* **Set problem**: Copy out each line of the data that holds the word "this".

Figure scripts
------

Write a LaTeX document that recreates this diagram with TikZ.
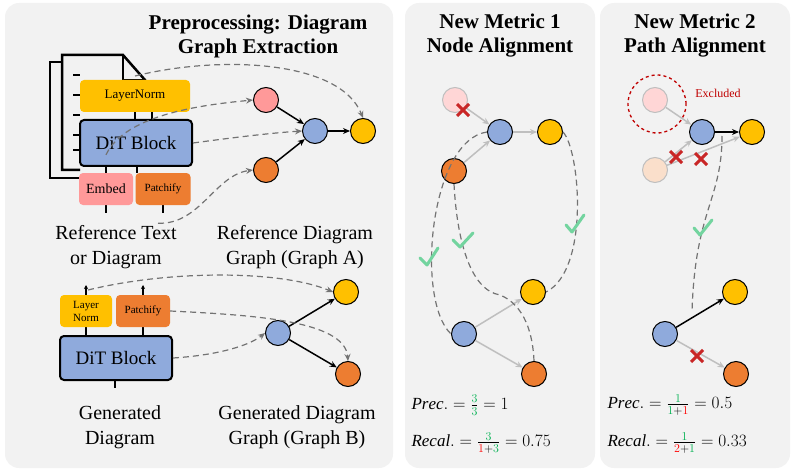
\documentclass[tikz,border=0pt]{standalone}
\usepackage{fontspec}
\setmainfont{Liberation Serif}
\usetikzlibrary{arrows.meta}
\definecolor{pbg}{HTML}{F2F2F2}
\definecolor{cyel}{HTML}{FFC000}
\definecolor{cblu}{HTML}{8FAADC}
\definecolor{cora}{HTML}{ED7D31}
\definecolor{cpin}{HTML}{FF9999}
\definecolor{cgrn}{HTML}{00B050}
\definecolor{cred}{HTML}{C00000}
\definecolor{ffred}{HTML}{FF0000}
\begin{document}
\begin{tikzpicture}[x=1pt,y=-1pt,
  panel/.style={fill=pbg,draw=none,rounded corners=14pt},
  title/.style={font=\fontsize{21}{24}\selectfont\bfseries,align=center},
  lab/.style={font=\fontsize{20}{25}\selectfont,align=center},
  gn/.style={circle,draw=black,line width=1pt,minimum size=25pt,inner sep=0pt},
  fn/.style={circle,draw=black!25,line width=1pt,minimum size=25pt,inner sep=0pt},
  blk/.style={rounded corners=4pt,inner sep=0pt,font=\fontsize{13}{14}\selectfont,align=center},
  bar/.style={-{Stealth[length=7pt,width=6pt]},line width=1.5pt},
  gar/.style={-{Stealth[length=7pt,width=6pt]},line width=1.5pt,black!25},
  dsh/.style={dashed,dash pattern=on 6pt off 4pt,line width=1.2pt,black!55},
  dar/.style={dsh,-{Stealth[length=7pt,width=6pt]}},
  tick/.style={line width=1.3pt},
  chk/.style={line width=3pt,cgrn!55,line cap=round,line join=round},
  frm/.style={anchor=west,font=\fontsize{17}{20}\selectfont}]
\useasboundingbox (0,0) rectangle (794,473);
\fill[panel] (5,3) rectangle (393,468);
\fill[panel] (405,3) rectangle (595,468);
\fill[panel] (600,3) rectangle (790,468);
% ---------- panel 1 ----------
\node[title] (t1) at (258,36) {Preprocessing: Diagram\\Graph Extraction};
% document icon
\draw[line width=2.5pt] (62,62) -- (50,62) -- (50,178) -- (80,178);
\draw[line width=2.5pt] (80,170) -- (62,170) -- (62,55) -- (123,55) -- (145,80) -- (145,90);
\draw[line width=2.5pt] (123,55) -- (123,80) -- (145,80);
\foreach \yy in {75,95,115,135,150} \draw[line width=2.5pt] (73,\yy) -- (80,\yy);
\draw[tick] (135,112) -- (135,120); \draw[tick] (152,112) -- (152,120);
\draw[tick] (106,166) -- (106,173); \draw[tick] (137,166) -- (137,173);
\draw[tick] (106,205) -- (106,213); \draw[tick] (163,205) -- (163,213);
\node[blk,fill=cyel,minimum width=110pt,minimum height=32pt] (ln) at (135,96) {LayerNorm};
\node[blk,fill=cblu,draw=black,line width=2pt,minimum width=112pt,minimum height=46pt,font=\fontsize{19}{20}\selectfont] (dit) at (136,143) {DiT Block};
\node[blk,fill=cpin,minimum width=54pt,minimum height=32pt,font=\fontsize{14}{15}\selectfont] (emb) at (106,189) {Embed};
\node[blk,fill=cora,minimum width=55pt,minimum height=32pt,font=\fontsize{11}{12}\selectfont] (pat) at (163,189) {Patchify};
\coordinate (doc) at (135,76);
\node[gn,fill=cpin] (a1) at (266,100) {};
\node[gn,fill=cblu] (a2) at (315,131) {};
\node[gn,fill=cora] (a3) at (266,170) {};
\node[gn,fill=cyel] (a4) at (363,131) {};
\draw[bar] (a1) -- (a2); \draw[bar] (a3) -- (a2); \draw[bar] (a2) -- (a4);
\draw[dar] (doc) .. controls (220,55) and (340,60) .. (a4.north);
\draw[dar] (emb.north) ++(0,-18) .. controls (125,115) and (200,105) .. (a1.west);
\draw[dar] (dit.east) .. controls (230,138) and (270,133) .. (a2.west);
\draw[dar] (pat.south) ++(-5,18) .. controls (200,225) and (215,175) .. (a3.west);
\node[lab] (l1) at (116,247) {Reference Text\\or Diagram};
\node[lab] (l2) at (295,247) {Reference Diagram\\Graph (Graph A)};
% bottom
\draw[tick,-{Stealth[length=4pt,width=4pt]}] (86,295) -- (86,285);
\draw[tick,-{Stealth[length=4pt,width=4pt]}] (143,295) -- (143,285);
\draw[tick] (86,327) -- (86,336); \draw[tick] (143,327) -- (143,336);
\draw[tick] (115,380) -- (115,388);
\node[blk,fill=cyel,minimum width=52pt,minimum height=32pt,font=\fontsize{11}{13}\selectfont] (ln2) at (86,311) {Layer\\Norm};
\node[blk,fill=cora,minimum width=54pt,minimum height=32pt,font=\fontsize{11}{12}\selectfont] (pat2) at (143,311) {Patchify};
\node[blk,fill=cblu,draw=black,line width=2pt,minimum width=112pt,minimum height=44pt,font=\fontsize{19}{20}\selectfont] (dit2) at (116,358) {DiT Block};
\node[gn,fill=cblu] (b1) at (278,333) {};
\node[gn,fill=cyel] (b2) at (346,292) {};
\node[gn,fill=cora] (b3) at (348,374) {};
\draw[bar] (b1) -- (b2); \draw[bar] (b1) -- (b3);
\coordinate (lnt) at (88,290);
\draw[dar] (lnt) .. controls (170,270) and (280,270) .. (b2.west);
\draw[dar] (pat2.east) .. controls (250,315) and (345,320) .. (b3.north);
\draw[dar] (dit2.east) .. controls (220,355) and (250,345) .. (b1.west);
\node[lab] (l3) at (120,427) {Generated\\Diagram};
\node[lab] (l4) at (297,427) {Generated Diagram\\Graph (Graph B)};
% ---------- panel 2 ----------
\node[title] (t2) at (500,36) {New Metric 1\\Node Alignment};
\node[fn,fill=cpin!40] (c1) at (455,100) {};
\node[gn,fill=cblu] (c2) at (500,132) {};
\node[gn,fill=cyel] (c3) at (550,132) {};
\node[gn,fill=cora] (c4) at (454,171) {};
\draw[gar] (c1) -- (c2); \draw[gar] (c4) -- (c2); \draw[gar] (c2) -- (c3);
\draw[line width=3pt,cred!85] (457,104) -- (469,116) (457,116) -- (469,104);
\node[gn,fill=cblu] (d1) at (464,334) {};
\node[gn,fill=cyel] (d2) at (533,292) {};
\node[gn,fill=cora] (d3) at (534,374) {};
\draw[gar] (d1) -- (d2); \draw[gar] (d1) -- (d3);
\draw[dsh] (c2.west) .. controls (430,140) and (415,300) .. (d1.west);
\draw[dsh] (c4.south) .. controls (457,240) and (470,290) .. (500,295) .. controls (525,305) and (533,335) .. (d3.north);
\draw[dsh] (c3.east) .. controls (580,150) and (590,270) .. (d2.east);
\draw[chk] (420,258) -- (427,265) -- (438,248);
\draw[chk] (453,240) -- (460,247) -- (473,233);
\draw[chk] (566,225) -- (572,232) -- (584,215);
\node[frm] (p1) at (408,405) {$\mathit{Prec.}=\frac{\color{cgrn}3}{\color{cgrn}3}=1$};
\node[frm] (r1) at (408,443) {$\mathit{Recal.}=\frac{\color{cgrn}3}{{\color{ffred}1}+{\color{cgrn}3}}=0.75$};
% ---------- panel 3 ----------
\node[title] (t3) at (695,36) {New Metric 2\\Path Alignment};
\node[fn,fill=cpin!40] (e1) at (655,100) {};
\node[draw=cred,dashed,line width=1.3pt,circle,minimum size=58pt] (ex) at (657,104) {};
\node[text=cred,font=\fontsize{12}{13}\selectfont] (ext) at (718,93) {Excluded};
\node[gn,fill=cblu] (e2) at (702,132) {};
\node[gn,fill=cyel] (e3) at (752,132) {};
\node[fn,fill=cora!25] (e4) at (655,170) {};
\draw[gar] (e1) -- (e2); \draw[gar] (e4) -- (e2); \draw[gar] (e4) -- (e3);
\draw[bar] (e2) -- (e3);
\draw[line width=3pt,cred!85] (670,151) -- (682,163) (670,163) -- (682,151);
\draw[line width=3pt,cred!85] (695,153) -- (707,165) (695,165) -- (707,153);
\node[gn,fill=cblu] (f1) at (665,334) {};
\node[gn,fill=cyel] (f2) at (735,292) {};
\node[gn,fill=cora] (f3) at (736,374) {};
\draw[bar] (f1) -- (f2); \draw[gar] (f1) -- (f3);
\draw[line width=3pt,cred!85] (691,350) -- (703,362) (691,362) -- (703,350);
\coordinate (st) at (722,136);
\coordinate (en) at (692,312);
\draw[dsh] (st) .. controls (722,200) and (695,210) .. (en);
\draw[chk] (694,228) -- (700,235) -- (712,220);
\node[frm] (p2) at (604,405) {$\mathit{Prec.}=\frac{\color{cgrn}1}{{\color{cgrn}1}+{\color{ffred}1}}=0.5$};
\node[frm] (r2) at (604,443) {$\mathit{Recal.}=\frac{\color{cgrn}1}{{\color{ffred}2}+{\color{cgrn}1}}=0.33$};
\end{tikzpicture}
\end{document}
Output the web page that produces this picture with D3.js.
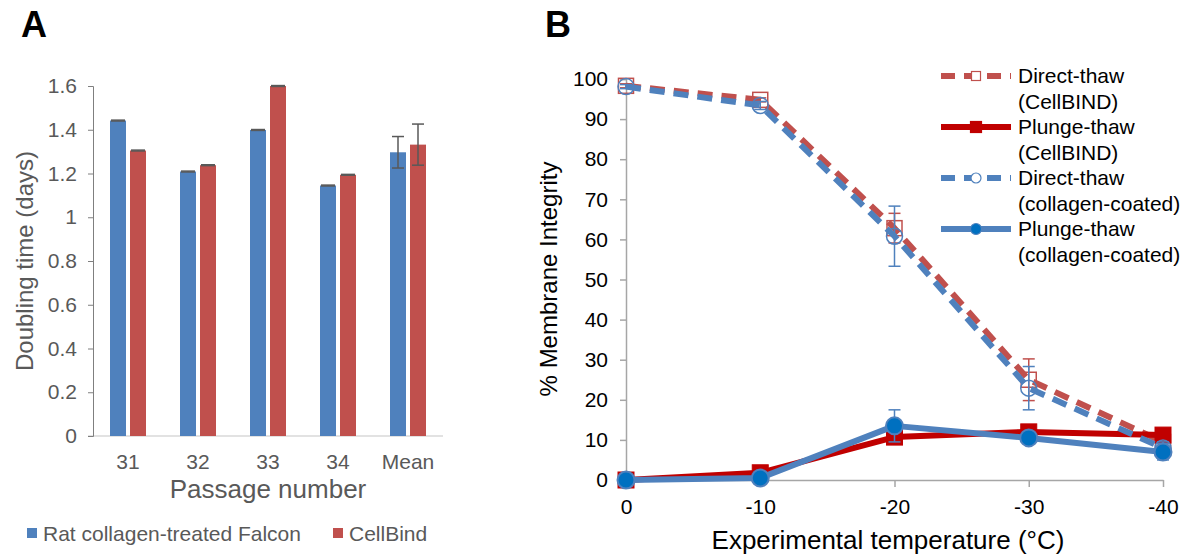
<!DOCTYPE html>
<html>
<head>
<meta charset="utf-8">
<script src="https://cdn.jsdelivr.net/npm/d3@7"></script>
<style>
  body { margin: 0; background: #fff; }
  text { font-family: "Liberation Sans", Arial, sans-serif; }
</style>
</head>
<body>
<script>
// panel A data ----------------------------------------------------------
var passages = ["31", "32", "33", "34", "Mean"];
var falcon = [1.442, 1.209, 1.399, 1.145, 1.297];
var falconErr = [0.002, 0.002, 0.002, 0.002, 0.072];
var cellbind = [1.305, 1.238, 1.600, 1.194, 1.332];
var cellbindErr = [0.002, 0.002, 0.002, 0.002, 0.094];
var aTicks = [0, 0.2, 0.4, 0.6, 0.8, 1, 1.2, 1.4, 1.6];

// panel B data ----------------------------------------------------------
var temps = [0, -10, -20, -30, -40];
var directCellBIND = [98.3, 94.8, 62.8, 25.0, 9.5];
var directCellBINDErr = [0.5, 0.5, 3.7, 5.2, 1.0];
var plungeCellBIND = [0, 1.8, 10.7, 12.0, 11.2];
var plungeCellBINDErr = [0, 0, 0, 0, 0];
var directCollagen = [98.1, 93.4, 60.8, 22.9, 8.0];
var directCollagenErr = [0.5, 1.0, 7.5, 5.4, 1.5];
var plungeCollagen = [0, 0.5, 13.5, 10.5, 7.0];
var plungeCollagenErr = [0, 0, 4.0, 1.5, 2.0];
var bTicks = [0, 10, 20, 30, 40, 50, 60, 70, 80, 90, 100];

var blue = "#4f81bd", red = "#c0504d", darkRed = "#c00000", deepBlue = "#0070c0";

var svg = d3.select("body").append("svg")
  .attr("width", 1199)
  .attr("height", 556);

// ======================= panel A =======================================
svg.append("text").attr("x", 21).attr("y", 37)
  .attr("font-size", "36px").attr("font-weight", "bold").text("A");

var xA = d3.scaleBand().domain(passages).range([93, 443]);
var yA = d3.scaleLinear().domain([0, 1.6]).range([436, 86]);
var barW = 16, barGap = 4;

var gA = svg.append("g");

// baseline
gA.append("line")
  .attr("x1", 88).attr("x2", 443)
  .attr("y1", yA(0)).attr("y2", yA(0))
  .attr("stroke", "#d9d9d9").attr("stroke-width", 1.5);

// y axis
var yAxisA = gA.append("g")
  .attr("transform", "translate(93,0)")
  .call(d3.axisLeft(yA).tickValues(aTicks).tickSize(5).tickPadding(11).tickFormat(d3.format("")));
yAxisA.select(".domain").attr("stroke", "#7f7f7f");
yAxisA.selectAll(".tick line").attr("stroke", "#7f7f7f");
yAxisA.selectAll("text").attr("font-size", "21px").attr("fill", "#595959")
  .attr("font-family", "Liberation Sans, Arial, sans-serif");

// bars
var seriesA = [
  { vals: falcon, err: falconErr, color: blue, off: -barGap / 2 - barW },
  { vals: cellbind, err: cellbindErr, color: red, off: barGap / 2 }
];
seriesA.forEach(function(s) {
  gA.selectAll(null)
    .data(passages)
    .enter()
    .append("rect")
    .attr("x", function(d) { return xA(d) + xA.bandwidth() / 2 + s.off; })
    .attr("y", function(d, i) { return yA(s.vals[i]); })
    .attr("width", barW)
    .attr("height", function(d, i) { return yA(0) - yA(s.vals[i]); })
    .attr("fill", s.color);

  // error bars
  passages.forEach(function(d, i) {
    var cx = xA(d) + xA.bandwidth() / 2 + s.off + barW / 2;
    var hi = yA(s.vals[i] + s.err[i]), lo = yA(s.vals[i] - s.err[i]);
    var cap = s.err[i] > 0.01 ? 6 : 7;
    gA.append("line").attr("x1", cx).attr("x2", cx).attr("y1", hi).attr("y2", lo)
      .attr("stroke", "#595959").attr("stroke-width", 1.5);
    [hi, lo].forEach(function(y) {
      gA.append("line").attr("x1", cx - cap).attr("x2", cx + cap).attr("y1", y).attr("y2", y)
        .attr("stroke", "#595959").attr("stroke-width", 1.5);
    });
  });
});

// x tick labels
gA.selectAll(null)
  .data(passages)
  .enter()
  .append("text")
  .attr("x", function(d) { return xA(d) + xA.bandwidth() / 2; })
  .attr("y", 469)
  .attr("text-anchor", "middle")
  .attr("font-size", "21px")
  .attr("fill", "#595959")
  .text(function(d) { return d; });

// axis titles
gA.append("text").attr("x", 268).attr("y", 498)
  .attr("text-anchor", "middle").attr("font-size", "26px").attr("fill", "#595959")
  .text("Passage number");
gA.append("text")
  .attr("transform", "translate(33,261) rotate(-90)")
  .attr("text-anchor", "middle").attr("font-size", "24px").attr("fill", "#595959")
  .text("Doubling time (days)");

// legend
var legA = [["Rat collagen-treated Falcon", blue, 27], ["CellBind", red, 333]];
legA.forEach(function(l) {
  gA.append("rect").attr("x", l[2]).attr("y", 528).attr("width", 10).attr("height", 10).attr("fill", l[1]);
  gA.append("text").attr("x", l[2] + 16).attr("y", 540.5)
    .attr("font-size", "21px").attr("fill", "#595959").text(l[0]);
});

// ======================= panel B =======================================
svg.append("text").attr("x", 545).attr("y", 37)
  .attr("font-size", "36px").attr("font-weight", "bold").text("B");

var xB = d3.scaleLinear().domain([0, -40]).range([626, 1163]);
var yB = d3.scaleLinear().domain([0, 100]).range([480, 79]);
var gB = svg.append("g");

var yAxisB = gB.append("g")
  .attr("transform", "translate(626,0)")
  .call(d3.axisLeft(yB).tickValues(bTicks).tickSize(6).tickPadding(12));
yAxisB.select(".domain").attr("stroke", "#a6a6a6").attr("stroke-width", 1.5);
yAxisB.selectAll(".tick line").attr("stroke", "#a6a6a6").attr("stroke-width", 1.5);
yAxisB.selectAll("text").attr("font-size", "21px").attr("fill", "#000")
  .attr("font-family", "Liberation Sans, Arial, sans-serif");

var xAxisB = gB.append("g")
  .attr("transform", "translate(0,480)")
  .call(d3.axisBottom(xB).tickValues(temps).tickSize(7).tickPadding(12).tickSizeOuter(0));
xAxisB.select(".domain").attr("stroke", "#a6a6a6").attr("stroke-width", 1.5);
xAxisB.selectAll(".tick line").attr("stroke", "#a6a6a6").attr("stroke-width", 1.5);
xAxisB.selectAll("text").attr("font-size", "21px").attr("fill", "#000")
  .attr("font-family", "Liberation Sans, Arial, sans-serif")
  .text(function(d) { return d3.format("")(d).replace("−", "-"); });

gB.append("text").attr("x", 888).attr("y", 549)
  .attr("text-anchor", "middle").attr("font-size", "26px").attr("fill", "#000")
  .text("Experimental temperature (°C)");
gB.append("text")
  .attr("transform", "translate(557,279) rotate(-90)")
  .attr("text-anchor", "middle").attr("font-size", "24px").attr("fill", "#000")
  .text("% Membrane Integrity");

var seriesB = [
  { name: "Direct-thaw", sub: "(CellBIND)", vals: directCellBIND, err: directCellBINDErr,
    line: red, dash: "15,9", marker: "square", fill: "#fff", mstroke: red, errColor: red },
  { name: "Plunge-thaw", sub: "(CellBIND)", vals: plungeCellBIND, err: plungeCellBINDErr,
    line: darkRed, dash: null, marker: "square", fill: darkRed, mstroke: darkRed, errColor: darkRed },
  { name: "Direct-thaw", sub: "(collagen-coated)", vals: directCollagen, err: directCollagenErr,
    line: blue, dash: "15,9", marker: "circle", fill: "#fff", mstroke: blue, errColor: blue },
  { name: "Plunge-thaw", sub: "(collagen-coated)", vals: plungeCollagen, err: plungeCollagenErr,
    line: blue, dash: null, marker: "circle", fill: deepBlue, mstroke: blue, errColor: blue }
];

var lineB = d3.line()
  .x(function(d, i) { return xB(temps[i]); })
  .y(function(d) { return yB(d); });

function drawMarker(g, s, x, y, open) {
  if (s.marker == "square") {
    var sz = open ? 15 : 16;
    g.append("rect").attr("x", x - sz / 2).attr("y", y - sz / 2).attr("width", sz).attr("height", sz)
      .attr("fill", s.fill).attr("fill-opacity", open ? 0 : 1)
      .attr("stroke", s.mstroke).attr("stroke-width", open ? 1.5 : 1);
  } else {
    g.append("circle").attr("cx", x).attr("cy", y).attr("r", open ? 8 : 8.5)
      .attr("fill", s.fill).attr("fill-opacity", open ? 0 : 1)
      .attr("stroke", s.mstroke).attr("stroke-width", open ? 1.5 : 2);
  }
}

seriesB.forEach(function(s) {
  var g = gB.append("g");
  g.append("path")
    .datum(s.vals)
    .attr("d", lineB)
    .attr("fill", "none")
    .attr("stroke", s.line)
    .attr("stroke-width", 6)
    .attr("stroke-linejoin", "round")
    .attr("stroke-dasharray", s.dash);
  // error bars
  s.vals.forEach(function(v, i) {
    if (s.err[i] <= 0) return;
    var x = xB(temps[i]), hi = yB(v + s.err[i]), lo = yB(v - s.err[i]);
    g.append("line").attr("x1", x).attr("x2", x).attr("y1", hi).attr("y2", lo)
      .attr("stroke", s.errColor).attr("stroke-width", 1.5);
    [hi, lo].forEach(function(y) {
      g.append("line").attr("x1", x - 6).attr("x2", x + 6).attr("y1", y).attr("y2", y)
        .attr("stroke", s.errColor).attr("stroke-width", 1.5);
    });
  });
  s.vals.forEach(function(v, i) {
    drawMarker(g, s, xB(temps[i]), yB(v), s.dash != null);
  });
});

// legend
seriesB.forEach(function(s, i) {
  var ly = 76 + i * 51;
  var g = gB.append("g");
  g.append("line").attr("x1", 941).attr("x2", 1011).attr("y1", ly).attr("y2", ly)
    .attr("stroke", s.line).attr("stroke-width", 6)
    .attr("stroke-dasharray", s.dash ? "14,9" : null);
  if (s.marker == "square") {
    var sz = s.dash ? 9 : 11;
    g.append("rect").attr("x", 976 - sz / 2).attr("y", ly - sz / 2).attr("width", sz).attr("height", sz)
      .attr("fill", s.dash ? "#fff" : s.fill).attr("stroke", s.mstroke).attr("stroke-width", 1.2);
  } else {
    g.append("circle").attr("cx", 976).attr("cy", ly).attr("r", s.dash ? 5 : 5.5)
      .attr("fill", s.dash ? "#fff" : s.fill).attr("stroke", s.mstroke).attr("stroke-width", 1.2);
  }
  g.append("text").attr("x", 1018).attr("y", ly + 7).attr("font-size", "21px").text(s.name);
  g.append("text").attr("x", 1018).attr("y", ly + 33).attr("font-size", "21px").text(s.sub);
});
</script>
</body>
</html>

------

* **Final result**:
Write a LaTeX document that recreates this diagram with TikZ.
Output the web page that produces this picture with D3.js.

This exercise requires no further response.